CARTA 234

Traductor: Lope Cilleruelo, OSA

Revisión: Pío de Luis, OSA

Fecha: Después de la anterior.

Tema: Medio para llegar a Dios.

Longuiniano a Agustín, digno de veneración y santo padre verdadera y justamente merecedor de estima.

1. Me siento feliz y plenamente iluminado por el limpio fulgor de tu resplandeciente virtud, pues me juzgaste digno de verme colmado del honor de tu divina palabra. Pero me impones una carga bastante pesada y una dificilísima tarea la de responder a tus preguntas y al mismo tiempo la que consiste en explicar tales cuestiones exponiendo mi opinión, es decir, la de un pagano. Sea suficiente, si es el caso, el hecho de que o bien ya estamos de acuerdo al menos en parte o bien convenga estarlo ahora cada vez más, mediante nuestras cartas, sobre las normas de vivir. No me refiero sólo a las socráticas ni a las proféticas que defiendes tú, ¡el mejor entre los romanos!, ni a las pocas provenientes de Jerusalén, sino también a las de Orfeo, de Tages o de Trimegisto, mucho más antiguos que aquéllos y nacidos por obra de los dioses en épocas todavía casi bárbaras y manifestados por revelación de Dios a todo el orbe de la tierra dividida en tres partes mediante unos límites determinados, y ello antes de que Europa o Asia recibieran dicho nombre y África poseyese un varón como tú, hombre fiel en medio de nosotros, lo has sido siempre y lo serás. Porque desde que hay memoria de hombres, a no ser que consideres al personaje presentado por Jenofonte como una figura de fábula inventada, aún no he sentido hablar ni leído acerca de nadie, ni he visto a nadie o al menos después de aquel único -y lo afirmo poniendo a Dios por testigo, pasando bien y con seguridad la prueba- nadie que como tú se esforzase por conocer a Dios, y pudiese seguirlo con suma facilidad, con pureza de alma y desprendimiento del gravamen del cuerpo, y por retenerlo no con una credulidad dudosa, sino con la esperanza de una conciencia íntegra.

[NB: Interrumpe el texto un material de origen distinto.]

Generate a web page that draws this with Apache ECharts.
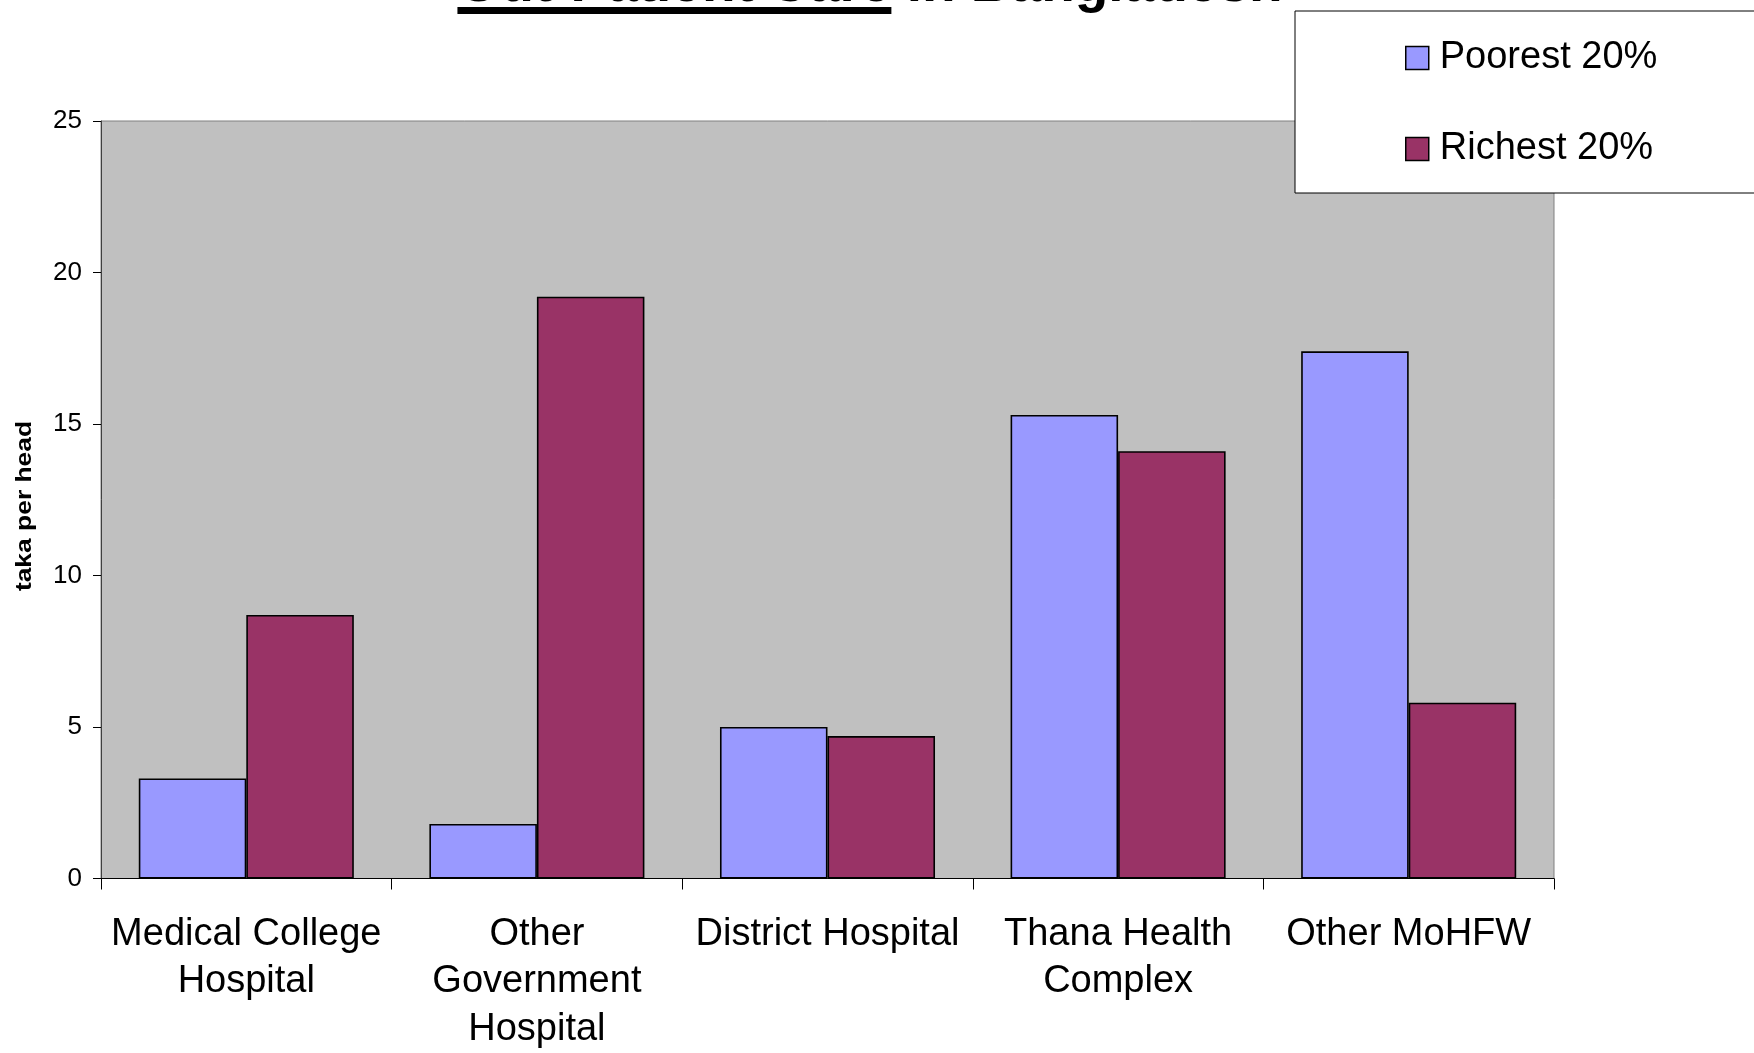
<!DOCTYPE html>
<html>
<head>
<meta charset="utf-8">
<title>Out-Patient Care in Bangladesh</title>
<script src="https://cdn.jsdelivr.net/npm/echarts@6/dist/echarts.min.js"></script>
<style>
  html, body { margin: 0; padding: 0; background: #fff; }
  #chart { width: 1754px; height: 1053px; }
</style>
</head>
<body>
<div id="chart"></div>
<script>
// Public spending on out-patient care per head, by facility type and income group
const categories = [
  'Medical College\nHospital',
  'Other\nGovernment\nHospital',
  'District Hospital',
  'Thana Health\nComplex',
  'Other MoHFW'
];
const poorest = [3.3, 1.8, 5.0, 15.3, 17.4];
const richest = [8.7, 19.2, 4.7, 14.1, 5.8];
const seriesNames = ['Poorest 20%', 'Richest 20%'];
const yTicks = { min: 0, max: 25, interval: 5 };

const FONT = '"Liberation Sans", Arial, Helvetica, sans-serif';
const chart = echarts.init(document.getElementById('chart'), null, { renderer: 'canvas' });

// Title: underlined first part followed by plain text, laid out from measured widths
const titleA = 'Out-Patient Care';
const titleB = ' in Bangladesh';
const titleSize = 55;
const ctx = document.createElement('canvas').getContext('2d');
ctx.font = 'bold ' + titleSize + 'px ' + FONT;
const wA = ctx.measureText(titleA).width;
const wB = ctx.measureText(titleB).width;
const titleCenter = 870;
const titleX = titleCenter - (wA + wB) / 2;
const titleMidY = -14;

const barBorder = { borderColor: '#000', borderWidth: 1.6 };

chart.setOption({
  animation: false,
  backgroundColor: '#fff',
  grid: {
    left: 101, top: 121, right: 200, bottom: 171,
    show: true, backgroundColor: '#c0c0c0', borderColor: '#808080', borderWidth: 1
  },
  legend: {
    left: 1295, top: 11,
    orient: 'vertical',
    padding: [25, 160, 22, 110],
    itemGap: 47,
    itemWidth: 23, itemHeight: 23,
    backgroundColor: '#fff',
    borderColor: '#000', borderWidth: 1,
    icon: 'rect',
    itemStyle: { borderColor: '#000', borderWidth: 1.5 },
    textStyle: { fontFamily: FONT, fontSize: 38, color: '#000', lineHeight: 44, padding: [0, 0, 0, 6] },
    data: seriesNames
  },
  xAxis: {
    type: 'category',
    data: categories,
    axisLine: { lineStyle: { color: '#000', width: 1 } },
    axisTick: { show: true, length: 11, alignWithLabel: false, lineStyle: { color: '#000' } },
    axisLabel: {
      fontFamily: FONT, fontSize: 38, color: '#000', lineHeight: 47.5, margin: 32, interval: 0
    },
    splitLine: { show: false }
  },
  yAxis: {
    type: 'value',
    min: yTicks.min, max: yTicks.max, interval: yTicks.interval,
    axisLine: { show: true, lineStyle: { color: '#404040', width: 1 } },
    axisTick: { show: true, length: 8, inside: false, lineStyle: { color: '#000' } },
    axisLabel: { fontFamily: FONT, fontSize: 26, color: '#000', margin: 19 },
    splitLine: { show: false }
  },
  series: [
    {
      name: seriesNames[0], type: 'bar', data: poorest,
      barGap: '0%', barCategoryGap: '26%',
      itemStyle: Object.assign({ color: '#9999ff' }, barBorder)
    },
    {
      name: seriesNames[1], type: 'bar', data: richest,
      barGap: '0%', barCategoryGap: '26%',
      itemStyle: Object.assign({ color: '#993366' }, barBorder)
    }
  ],
  graphic: [
    {
      type: 'text', x: titleX, y: titleMidY,
      style: {
        text: titleA, font: 'bold ' + titleSize + 'px ' + FONT,
        fill: '#000', textAlign: 'left', textVerticalAlign: 'middle'
      }
    },
    {
      type: 'text', x: titleX + wA, y: titleMidY,
      style: {
        text: titleB, font: 'bold ' + titleSize + 'px ' + FONT,
        fill: '#000', textAlign: 'left', textVerticalAlign: 'middle'
      }
    },
    {
      type: 'rect', x: titleX, y: 7,
      shape: { x: 0, y: 0, width: wA, height: 7 },
      style: { fill: '#000' }
    },
    {
      // Axis title, drawn reading bottom-to-top and slightly stretched along its length
      type: 'text', x: 25, y: 506, rotation: Math.PI / 2, scaleX: 1.2, scaleY: 1,
      style: {
        text: 'taka per head', font: 'bold 22px ' + FONT,
        fill: '#000', textAlign: 'center', textVerticalAlign: 'middle'
      }
    }
  ]
});
</script>
</body>
</html>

2. Mas por qué camino pueda lograrse eso es competencia mayormente tuya el no ignorarlo y comunicármelo a mí sin introducir nada que venga de fuera, antes que lo contrario: que tú lo sepas de mí, señor digno de toda veneración. Porque confieso que sólo entonces seré capaz de avanzar hacia la sede de dicho bien, como corresponde a mis funciones sacerdotales, capacidad que aún no poseo en ningún modo, aunque hago mis provisiones por si algún día pudiere lograrlo. No obstante, voy a exponerte brevemente, en la medida de mis posibilidades, la tradición santa y antigua que retengo y conservo. El mejor camino hacia Dios es aquel en que un hombre bueno, probado en obras y palabras piadosas, justas, puras, castas y verdaderas, firme ante las vicisitudes de los tiempos, protegido por la compañía de los dioses, habiendo merecido las potencias de Dios, es decir, lleno de las potencias del creador único, universal, incomprensible, inefable e infatigable, a las que -según vuestro uso- llamáis ángeles o algo posterior o contemporáneo a Dios, o derivarte de él o que lleva a él, aquel en que un hombre bueno, repito se apresura a caminar poniendo en ello su alma y su mente. Este es -insisto- el camino por el que los hombres, purificados por las piadosas prescripciones de los antiguos ritos sacros y por actos de expiación que otorgaban la máxima pureza y consumidos por la guarda de la abstinencia, caminan sin desfallecer ni en el alma ni en el cuerpo.

3. Respecto al Cristo de carne en quien crees y Dios espiritual por quien estás seguro de llegar a aquel ser sumo, bienaventurado, verdadero y padre de todos, ni me atrevo ni soy capaz, ¡oh señor y padre digno de veneración!, de expresar lo que siento, porque considero que es muy difícil hablar con exactitud de lo que ignoro. En cuanto al hecho de que te hayas dignado indicarme que me amas -cosa que ya sabía- a mí, admirador de tus virtudes, lo considero como un testimonio suficiente dado a mi vida honrada. Y como la mantengo para no desagradarte a ti que cada día abres a Dios tu persona y tu alma, comprendes sin duda que también yo te amo y disfruto de ello, pues acepto y mantengo como norma y regla el juicio que tú has emitido sobre mí. Pero, ante todo, te suplico que mires con benignidad mi modesta opinión y seas indulgente con estas mis palabras, quizá flojas e incongruentes, puesto que tú me obligaste a hablar. Dígnate participarme, si lo merezco, con tus escritos santos, más dulces no sólo que la miel, sino que incluso el néctar, como dijo el poeta. ¡Ojalá goces de la piedad de Dios, oh señor y padre, y agrades a Dios con una santidad perpetua, como es necesario.